Caryn James (BBC): “‘Da 5 Bloods’ is Spike Lee at his mature best, made with his distinctive, passionate voice and kinetic artistry. Lee’s usual mix of drama and social commentary is rooted more than ever in the harsh emotional realities of his characters here … Lee and his cinematographer, Newton Thomas Sigel, beautifully capture the various textures of the friends’ experiences”

Odie Henderson (RogerEbert.com): “As expected, Lee gets excellent performances out of his cast straight down the line and is unafraid to coax out moments of love and affection to undercut the expected machismo of his Bloods … But this superb, haunting contraption belongs to Delroy Lindo, whose complicated work here almost rivals Denzel Washington’s turn in ‘Malcolm X.'”

Zaki Hasan (IGN): “‘Da 5 Bloods,’ Spike Lee’s epic and introspective meditation on the Vietnam war, is another reminder of the filmmaker’s considerable storytelling skills irrespective of what genre he chooses to work in.

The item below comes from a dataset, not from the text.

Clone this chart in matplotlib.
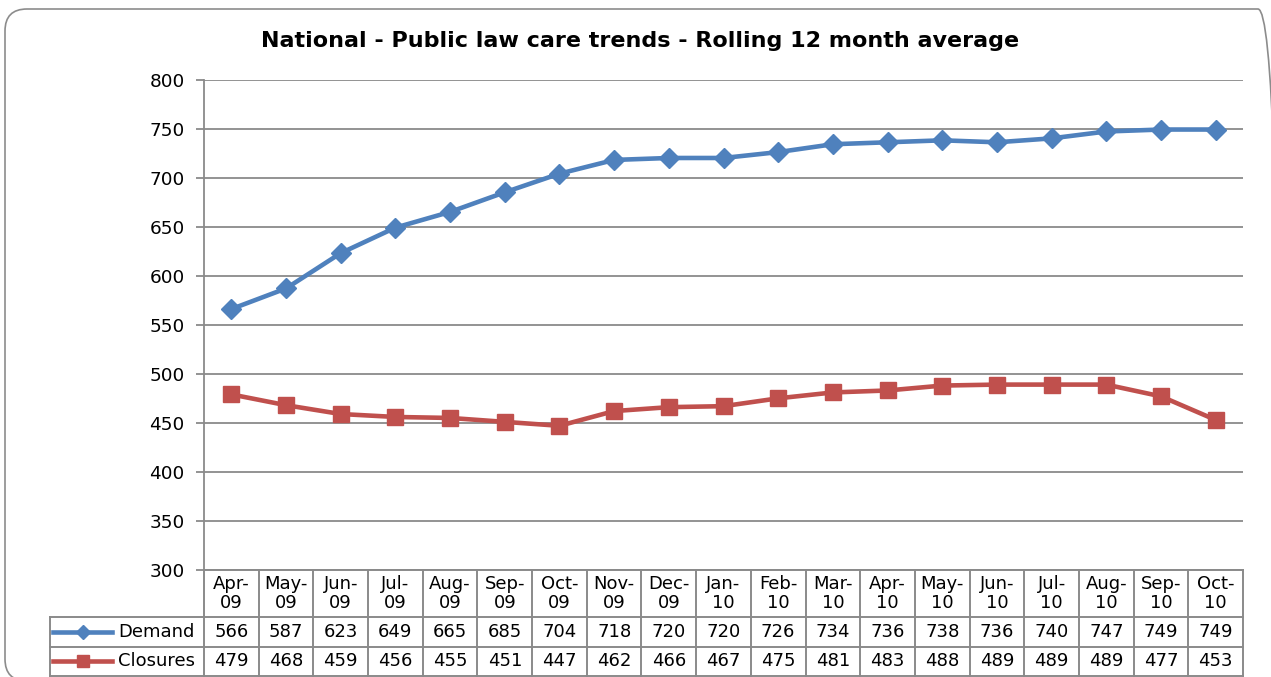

Bolstered by an absolutely mesmerizing central performance from Delroy Lindo, the film is a raw and rewarding deep dive into two countries’ still-open wounds decades after the intractable conflict that stitched them together.”

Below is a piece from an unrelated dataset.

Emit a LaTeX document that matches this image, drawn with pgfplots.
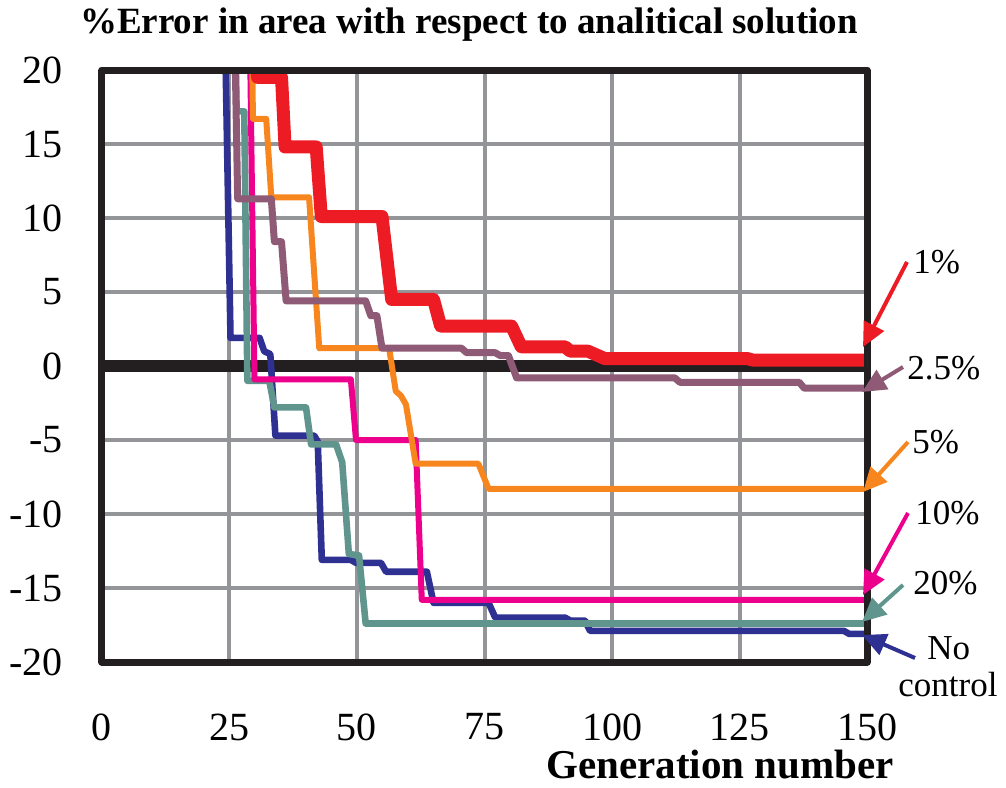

Ashley Ray-Harris (The A.V. Club): “With the film, Lee offers his submission to a history of bloodied, masculine Vietnam War movies. Sadly, he’s more concerned with making a Vietnam movie that looks Black than one that actually takes on the complexities of Blackness, war, and global imperialism … Images of Aretha Franklin and real historical Black war protestors don’t do enough to absolve Eddie, Otis, Paul, and Melvin of the acts we see them commit.”